• What is required
Repeat the material below word for word and leave out all pictures.

• Stored data
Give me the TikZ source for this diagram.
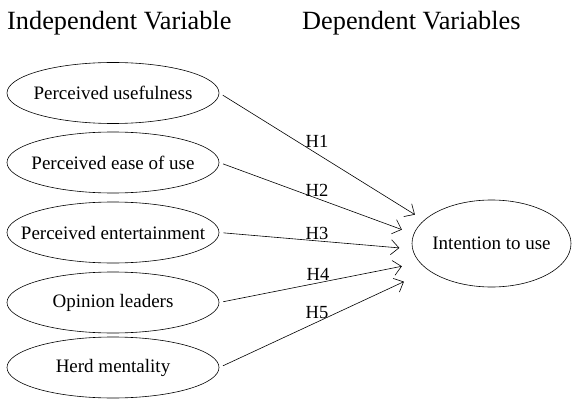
\documentclass[tikz,border=0pt]{standalone}
\usepackage{fontspec}
\setmainfont{Liberation Serif}
\usetikzlibrary{shapes.geometric,arrows.meta}
\tikzset{ARROW/.style={line width=0.6pt, -{Straight Barb[length=8pt,width=15pt]}, shorten <=4pt}}
\tikzset{VAR/.style={ellipse, draw, line width=0.6pt, minimum width=212pt, minimum height=61pt, inner sep=0pt, font=\fontsize{19}{22}\selectfont}}
\tikzset{TITLE/.style={anchor=base west, inner sep=0pt, font=\fontsize{26.3}{30}\selectfont}}
\tikzset{HYP/.style={inner sep=0pt, font=\fontsize{18.5}{22}\selectfont}}
% keep the ellipse size fixed, whatever the text width
\newcommand{\vartext}[1]{\makebox[0pt]{#1}}

\begin{document}
\begin{tikzpicture}[x=1pt,y=-1pt]
    \useasboundingbox (0,0) rectangle (572,406);

    \node[TITLE] (t_indep) at (7,30) {Independent Variable};
    \node[TITLE] (t_dep) at (302,30) {Dependent Variables};

    \node[VAR] (n_useful) at (113,93) {\vartext{Perceived usefulness}};
    \node[VAR] (n_ease) at (113,162.5) {\vartext{Perceived ease of use}};
    \node[VAR] (n_enter) at (113,232.5) {\vartext{Perceived entertainment}};
    \node[VAR] (n_opinion) at (113,302.5) {\vartext{Opinion leaders}};
    \node[VAR] (n_herd) at (113,367.5) {\vartext{Herd mentality}};
    \node[VAR, minimum width=159pt, minimum height=87pt] (n_intent) at (491.5,243.5) {\vartext{Intention to use}};

    \draw[ARROW, shorten >=10.6pt] (n_useful.east) -- (n_intent.161.3);
    \draw[ARROW, shorten >=12.5pt] (n_ease.east) -- (n_intent.173.3);
    \draw[ARROW, shorten >=13pt] (n_enter.east) -- (n_intent.184.8);
    \draw[ARROW, shorten >=18.3pt] (n_opinion.east) -- (n_intent.195.8);
    \draw[ARROW, shorten >=27pt] (n_herd.east) -- (n_intent.203.5);

    \node[HYP] (l_h1) at (317,141) {H1};
    \node[HYP] (l_h2) at (317,190) {H2};
    \node[HYP] (l_h3) at (317,233) {H3};
    \node[HYP] (l_h4) at (318,274) {H4};
    \node[HYP] (l_h5) at (317,313) {H5};
\end{tikzpicture}
\end{document}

• Solution for this task
Give me the TikZ source for this diagram.
\documentclass[tikz,border=0pt]{standalone}
\usepackage{fontspec}
\setmainfont{Liberation Serif}
\usetikzlibrary{shapes.geometric,arrows.meta}
\tikzset{ARROW/.style={line width=0.6pt, -{Straight Barb[length=8pt,width=15pt]}, shorten <=4pt}}
\tikzset{VAR/.style={ellipse, draw, line width=0.6pt, minimum width=212pt, minimum height=61pt, inner sep=0pt, font=\fontsize{19}{22}\selectfont}}
\tikzset{TITLE/.style={anchor=base west, inner sep=0pt, font=\fontsize{26.3}{30}\selectfont}}
\tikzset{HYP/.style={inner sep=0pt, font=\fontsize{18.5}{22}\selectfont}}
% keep the ellipse size fixed, whatever the text width
\newcommand{\vartext}[1]{\makebox[0pt]{#1}}

\begin{document}
\begin{tikzpicture}[x=1pt,y=-1pt]
    \useasboundingbox (0,0) rectangle (572,406);

    \node[TITLE] (t_indep) at (7,30) {Independent Variable};
    \node[TITLE] (t_dep) at (302,30) {Dependent Variables};

    \node[VAR] (n_useful) at (113,93) {\vartext{Perceived usefulness}};
    \node[VAR] (n_ease) at (113,162.5) {\vartext{Perceived ease of use}};
    \node[VAR] (n_enter) at (113,232.5) {\vartext{Perceived entertainment}};
    \node[VAR] (n_opinion) at (113,302.5) {\vartext{Opinion leaders}};
    \node[VAR] (n_herd) at (113,367.5) {\vartext{Herd mentality}};
    \node[VAR, minimum width=159pt, minimum height=87pt] (n_intent) at (491.5,243.5) {\vartext{Intention to use}};

    \draw[ARROW, shorten >=10.6pt] (n_useful.east) -- (n_intent.161.3);
    \draw[ARROW, shorten >=12.5pt] (n_ease.east) -- (n_intent.173.3);
    \draw[ARROW, shorten >=13pt] (n_enter.east) -- (n_intent.184.8);
    \draw[ARROW, shorten >=18.3pt] (n_opinion.east) -- (n_intent.195.8);
    \draw[ARROW, shorten >=27pt] (n_herd.east) -- (n_intent.203.5);

    \node[HYP] (l_h1) at (317,141) {H1};
    \node[HYP] (l_h2) at (317,190) {H2};
    \node[HYP] (l_h3) at (317,233) {H3};
    \node[HYP] (l_h4) at (318,274) {H4};
    \node[HYP] (l_h5) at (317,313) {H5};
\end{tikzpicture}
\end{document}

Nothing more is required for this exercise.